Wednesday, October 26, 2011

RC

OK so there was a point and time in life when I had to think REAL hard about the last time I had gone to a movie. My finances just didn't allow me to go as often as I would've liked. Well, with all of the tragedies that have struck my family in the past almost three years I can honestly say that the film industry has made pretty nickel off of me without the luxury of a wonderful change in my finances. But we're not going to talk about that part. My baby knows the routine, I just don't feel comfortable about relaxing my head on a surface where any kind of bug or filthiness is lurking. SO, when we go to the theater we have to have hood with us, but this also applies to public transportation. Either we put them on our head of over the chair so we can relax, one or the other. But I demand that... just one of the makings of me. LOL! Anywho, so after making sure that I sit in the row with rail right in front of me so I can put my feet up, my baby brother a few years ago introduced me to Rialto Cinemas Cerritos. Its a small theater, they can only show no more than two movies there at a time. But I love the cozy at home feel of the design. First of all you can order wine or beer or both there.... SCORE! And they have a Full Kitchen and menu you can order from.

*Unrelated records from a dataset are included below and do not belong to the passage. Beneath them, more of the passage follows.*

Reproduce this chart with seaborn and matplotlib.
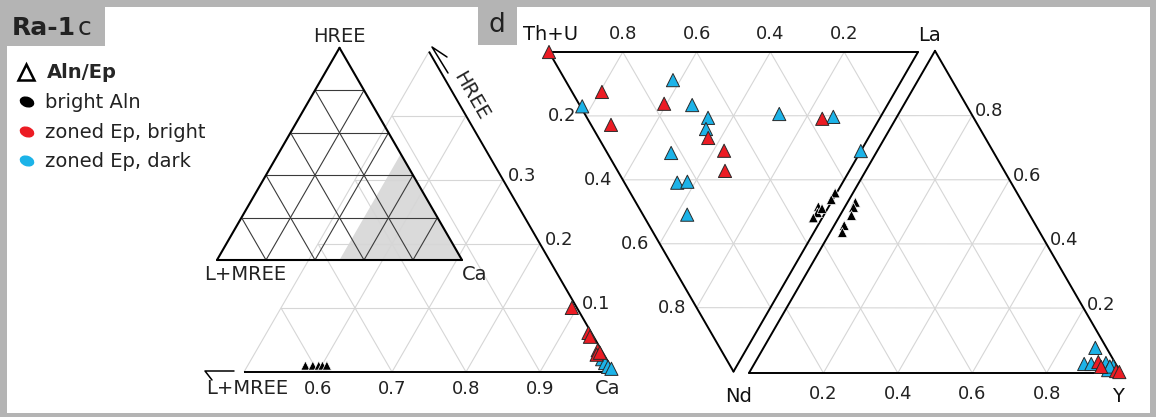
import numpy as np
import pandas as pd
import matplotlib
matplotlib.use("Agg")
import matplotlib.pyplot as plt
from matplotlib.patches import Polygon, Rectangle, Ellipse
import seaborn as sns

sns.set_theme(style="white")
plt.rcParams["font.family"] = ["DejaVu Sans"]

# ---------------------------------------------------------------- data
GROUPS = ["bright Aln", "zoned Ep, bright", "zoned Ep, dark"]
COLORS = {"bright Aln": "#000000", "zoned Ep, bright": "#ec1c24", "zoned Ep, dark": "#1cb3e8"}

# panel c : Ca - HREE - (L+MREE) site proportions
c_group = (["bright Aln"] * 5 + ["zoned Ep, bright"] * 6 + ["zoned Ep, dark"] * 4)
c_ca = [0.578, 0.588, 0.596, 0.601, 0.607,
        0.893, 0.935, 0.940, 0.961, 0.963, 0.966,
        0.974, 0.981, 0.988, 0.994]
c_hree = [0.010, 0.010, 0.010, 0.010, 0.010,
          0.100, 0.061, 0.055, 0.034, 0.027, 0.030,
          0.020, 0.014, 0.008, 0.005]
c_lmree = [1 - a - b for a, b in zip(c_ca, c_hree)]

# panel d, left triangle : (Th+U) - La - Nd
dl_group = (["zoned Ep, bright", "zoned Ep, dark", "zoned Ep, bright", "zoned Ep, bright",
             "zoned Ep, dark", "zoned Ep, bright", "zoned Ep, dark", "zoned Ep, dark",
             "zoned Ep, dark", "zoned Ep, bright", "zoned Ep, bright", "zoned Ep, bright",
             "zoned Ep, dark", "zoned Ep, dark", "zoned Ep, dark", "zoned Ep, dark",
             "zoned Ep, dark", "zoned Ep, bright", "zoned Ep, dark", "zoned Ep, dark"]
            + ["bright Aln"] * 6)
dl_thu = [1.000, 0.825, 0.794, 0.718, 0.620, 0.607, 0.529, 0.466, 0.454, 0.434,
          0.371, 0.337, 0.511, 0.448, 0.422, 0.371, 0.279, 0.155, 0.128, 0.000,
          0.004, 0.004, 0.028, 0.021, 0.024, 0.015]
dl_la = [0.000, 0.005, 0.081, 0.054, 0.292, 0.231, 0.305, 0.328, 0.305, 0.297,
         0.320, 0.291, 0.173, 0.143, 0.172, 0.120, 0.527, 0.636, 0.669, 0.690,
         0.555, 0.534, 0.488, 0.476, 0.457, 0.495]
dl_nd = [0.000, 0.170, 0.125, 0.228, 0.088, 0.162, 0.166, 0.206, 0.241, 0.269,
         0.309, 0.372, 0.316, 0.409, 0.406, 0.509, 0.194, 0.209, 0.203, 0.310,
         0.441, 0.462, 0.484, 0.503, 0.519, 0.490]

# panel d, right triangle : La - Nd - Y
dr_group = (["bright Aln"] * 5 + ["zoned Ep, dark"] * 7 + ["zoned Ep, bright"] * 4)
dr_la = [0.530, 0.514, 0.489, 0.458, 0.436,
         0.078, 0.028, 0.028, 0.031, 0.022, 0.009, 0.020,
         0.034, 0.019, 0.006, 0.003]
dr_nd = [0.449, 0.462, 0.480, 0.515, 0.531,
         0.030, 0.085, 0.066, 0.025, 0.010, 0.030, 0.020,
         0.044, 0.044, 0.010, 0.003]
dr_y = [0.021, 0.024, 0.031, 0.027, 0.033,
        0.892, 0.887, 0.906, 0.944, 0.968, 0.961, 0.960,
        0.922, 0.937, 0.984, 0.994]

c_base_ticks = [0.6, 0.7, 0.8, 0.9]
c_side_ticks = [0.1, 0.2, 0.3]
d_ticks = [0.2, 0.4, 0.6, 0.8]

# ---------------------------------------------------------------- geometry
H = np.sqrt(3) / 2
C_MAIN = [(614, 372), (614 - 370, 372 - 740 * H), (614 - 740, 372)]   # Ca, HREE, L+MREE
C_INSET = [(462, 260), (462 - 122.5, 260 - 245 * H), (217, 260)]     # Ca, HREE, L+MREE
D_LEFT = [(549, 52), (918, 52), (733.5, 52 + 369 * H)]               # Th+U, La, Nd
D_RIGHT = [(935, 373 - 372 * H), (749, 373), (1121, 373)]            # La, Nd, Y


def tern(verts, a, b, c):
    a, b, c = (np.asarray(v, float) for v in (a, b, c))
    s = a + b + c
    P = np.asarray(verts, float)
    xy = np.outer(a / s, P[0]) + np.outer(b / s, P[1]) + np.outer(c / s, P[2])
    return xy[:, 0], xy[:, 1]


def pt(verts, a, b, c):
    x, y = tern(verts, [a], [b], [c])
    return x[0], y[0]


def seg(ax, verts, p, q, **kw):
    x0, y0 = pt(verts, *p)
    x1, y1 = pt(verts, *q)
    ax.plot([x0, x1], [y0, y1], solid_capstyle="butt", **kw)


def full_grid(ax, verts, step, skip_horizontal=None, **kw):
    ks = np.arange(step, 1 - step / 2, step)
    for i in range(3):
        if i == skip_horizontal:
            continue
        j, l = [m for m in range(3) if m != i]
        for k in ks:
            p = [0, 0, 0]
            q = [0, 0, 0]
            p[i] = q[i] = k
            p[j] = 1 - k
            q[l] = 1 - k
            seg(ax, verts, p, q, **kw)


def edges(ax, verts, which=(0, 1, 2), **kw):
    P = list(verts) + [verts[0]]
    for i in which:
        ax.plot([P[i][0], P[i + 1][0]], [P[i][1], P[i + 1][1]], **kw)


# ---------------------------------------------------------------- figure
fig = plt.figure(figsize=(11.56, 4.17), dpi=100)
ax = fig.add_axes([0, 0, 1, 1])

GRID = dict(color="#d6d6d6", lw=0.8, zorder=1)
EDGE = dict(color="black", lw=1.4, zorder=3)
FRAME = "#b4b4b4"

# outer frame and panel tags
for r in [(0, 0, 1156, 7), (0, 0, 7, 417), (1150, 0, 6, 417), (0, 413, 1156, 4),
          (7, 7, 98, 39), (478, 7, 39, 38)]:
    ax.add_patch(Rectangle(r[:2], r[2], r[3], facecolor=FRAME, edgecolor="none", zorder=0))
ax.text(12, 28, "Ra-1", fontsize=18, fontweight="bold", color="#222", va="center", ha="left")
ax.text(78, 28, "c", fontsize=18, color="#222", va="center", ha="left")
ax.text(497, 25, "d", fontsize=19, color="#222", va="center", ha="center")

# legend
ax.plot([26], [72], marker="^", mfc="none", mec="black", ms=11, mew=1.8, zorder=4)
ax.text(47, 72, "Aln/Ep", fontsize=14, fontweight="bold", va="center", ha="left")
for yy, g in zip([102, 132, 161], GROUPS):
    ax.add_patch(Ellipse((27, yy), 15, 10.5, angle=20, facecolor=COLORS[g], edgecolor="none"))
    ax.text(45, yy, g, fontsize=14, va="center", ha="left", color="#222")

# ---- panel c inset (full triangle with shaded Ca >= 0.5 field)
ax.add_patch(Polygon([pt(C_INSET, 1, 0, 0), pt(C_INSET, 0.5, 0.5, 0), pt(C_INSET, 0.5, 0, 0.5)],
                     closed=True, facecolor="#dadada", edgecolor="none", zorder=1))
full_grid(ax, C_INSET, 0.2, color="#3a3a3a", lw=0.8, zorder=2)
edges(ax, C_INSET, color="black", lw=1.5, zorder=3)
ax.text(339, 36, "HREE", fontsize=14, ha="center", va="center", color="#222")
ax.text(245, 275, "L+MREE", fontsize=14, ha="center", va="center", color="#222")
ax.text(475, 275, "Ca", fontsize=14, ha="center", va="center", color="#222")

# ---- panel c main (Ca >= 0.5 sub-triangle)
for k in [0.6, 0.7, 0.8, 0.9]:
    seg(ax, C_MAIN, (k, 0, 1 - k), (k, 1 - k, 0), **GRID)
for k in [0.1, 0.2, 0.3, 0.4]:
    seg(ax, C_MAIN, (0.5, k, 0.5 - k), (1 - k, k, 0), **GRID)
    seg(ax, C_MAIN, (1 - k, 0, k), (0.5, 0.5 - k, k), **GRID)
seg(ax, C_MAIN, (0.5, 0, 0.5), (0.5, 0.5, 0), **GRID)
seg(ax, C_MAIN, (0.5, 0, 0.5), (1, 0, 0), **EDGE)
seg(ax, C_MAIN, (1, 0, 0), (0.5, 0.5, 0), **EDGE)

for t in c_base_ticks:
    x, y = pt(C_MAIN, t, 0, 1 - t)
    ax.text(x, y + 17, f"{t:.1f}", fontsize=13, ha="center", va="center", color="#222")
for t in c_side_ticks:
    x, y = pt(C_MAIN, 1 - t, t, 0)
    ax.text(x + 5, y - 4, f"{t:.1f}", fontsize=13, ha="left", va="center", color="#222")
ax.text(247, 389, "L+MREE", fontsize=14, ha="center", va="center", color="#222")
ax.text(608, 389, "Ca", fontsize=14, ha="center", va="center", color="#222")
ax.text(471, 96, "HREE", fontsize=14, ha="center", va="center", rotation=-60,
        rotation_mode="anchor", color="#222")
# direction marks
ax.plot([234, 205, 212], [371, 371, 380], color="black", lw=1.1, zorder=3)
ax.plot([447, 432, 448], [57, 47, 73], color="black", lw=1.1, zorder=3)

# ---- panel d grids and frames
full_grid(ax, D_LEFT, 0.2, skip_horizontal=2, **GRID)
full_grid(ax, D_RIGHT, 0.2, skip_horizontal=0, **GRID)
for k in d_ticks:
    x0, y0 = pt(D_LEFT, 1 - k, 0, k)
    x1, y1 = pt(D_RIGHT, 1 - k, 0, k)
    ax.plot([x0, x1], [y0, (y0 + y1) / 2], **GRID)
edges(ax, D_LEFT, **EDGE)
edges(ax, D_RIGHT, **EDGE)

for t in d_ticks:
    x, y = pt(D_LEFT, t, 1 - t, 0)
    ax.text(x, 34, f"{t:.1f}", fontsize=13, ha="center", va="center", color="#222")
    x, y = pt(D_LEFT, 1 - t, 0, t)
    ax.text(x - 10, y, f"{t:.1f}", fontsize=13, ha="right", va="center", color="#222")
    x, y = pt(D_RIGHT, t, 0, 1 - t)
    ax.text(x + 3, y - 4, f"{t:.1f}", fontsize=13, ha="left", va="center", color="#222")
    x, y = pt(D_RIGHT, 0, 1 - t, t)
    ax.text(x, 394, f"{t:.1f}", fontsize=13, ha="center", va="center", color="#222")
ax.text(551, 34, "Th+U", fontsize=14, ha="center", va="center", color="#111")
ax.text(929, 35, "La", fontsize=14, ha="center", va="center", color="#111")
ax.text(739, 396, "Nd", fontsize=14, ha="center", va="center", color="#111")
ax.text(1118, 396, "Y", fontsize=14, ha="center", va="center", color="#111")

# ---------------------------------------------------------------- points
frames = []
for verts, grp, a, b, c in [(C_MAIN, c_group, c_ca, c_hree, c_lmree),
                            (D_LEFT, dl_group, dl_thu, dl_la, dl_nd),
                            (D_RIGHT, dr_group, dr_la, dr_nd, dr_y)]:
    x, y = tern(verts, a, b, c)
    frames.append(pd.DataFrame({"x": x, "y": y, "group": grp,
                                "panel": "c" if verts is C_MAIN else "d"}))
pts = pd.concat(frames, ignore_index=True)

for g, size, ec, lw, z in [("zoned Ep, dark", 90, "#2a2a2a", 0.7, 5),
                           ("zoned Ep, bright", 90, "#2a2a2a", 0.7, 6)]:
    sub = pts[pts["group"] == g]
    sns.scatterplot(data=sub, x="x", y="y", hue="group", palette=COLORS, marker="^",
                    s=size, edgecolor=ec, linewidth=lw, legend=False, ax=ax, zorder=z)
blk = pts[pts["group"] == "bright Aln"]
for panel, size in [("c", 42), ("d", 50)]:
    sns.scatterplot(data=blk[blk["panel"] == panel], x="x", y="y", hue="group",
                    palette=COLORS, marker="^", s=size, edgecolor="white", linewidth=0.5,
                    legend=False, ax=ax, zorder=7)

ax.set_xlim(0, 1156)
ax.set_ylim(417, 0)
ax.axis("off")
fig.savefig("out.png", dpi=100, facecolor="white")
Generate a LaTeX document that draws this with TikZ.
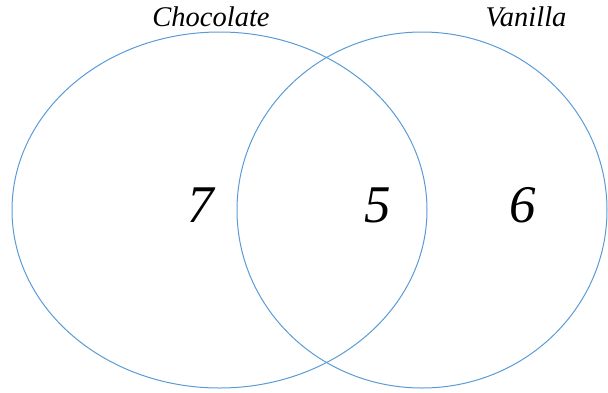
\documentclass[tikz,border=0pt]{standalone}
\usepackage{fontspec}
\setmainfont{Liberation Serif}
\definecolor{venn}{RGB}{91,155,213}
\begin{document}
\begin{tikzpicture}[x=1pt,y=-1pt,
  setline/.style={draw=venn,line width=1pt},
  setlabel/.style={font=\fontsize{28.5}{30}\selectfont\itshape,anchor=base,inner sep=0pt},
  count/.style={font=\fontsize{53}{56}\selectfont\itshape,anchor=base,inner sep=0pt}]
\useasboundingbox (0,0) rectangle (608,392);
\draw[setline] (219.5,210) ellipse [x radius=207.5pt, y radius=178pt];
\draw[setline] (422,210) ellipse [x radius=185pt, y radius=178pt];
\node[setlabel] (choc) at (211,26) {Chocolate};
\node[setlabel] (van) at (526,26) {Vanilla};
\node[count] (n7) at (201,222) {7};
\node[count] (n5) at (378,222) {5};
\node[count] (n6) at (523,222) {6};
\end{tikzpicture}
\end{document}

You pay for your tickets and place your order with the chef. They give you a number that you take to your seat with you. I always shoot for the couch. One time we planned ahead and brought our blankets... JOYFUL BLISS! I love to go there and relax and watch a movie.
So yesterday I went and I went straight after work. It was my Tuesday evening spontaneous date with myself. Pullover in tow, I only indulged in popcorn this time. (Yes no alcohol or burger, etc.) But what made me laugh internally is as I switched lounging directions in on my couch. I had to sit up and move my pullover. I'm sure if someone was watching me there were like "Come ON!" Fortunately there were only two other people in the theater with me. But let me tell you. I always imagine going there on a date. Just kicking back on the couch watching a new release and feeling almost like we're at home. (SMILE) A useless daydream I know, but sometimes I cant help but fantasy about when its my turn. Oh well meanwhile that will be the place that I steal away to when I'm alone or just me and my baby...

1 comment:

  1. Im sorry for that unfortunate loss...Time will soften the pain. And our father will soon undo whats causing you heartbreak. What your enduring will make seeing her, hugging her, that much sweeter.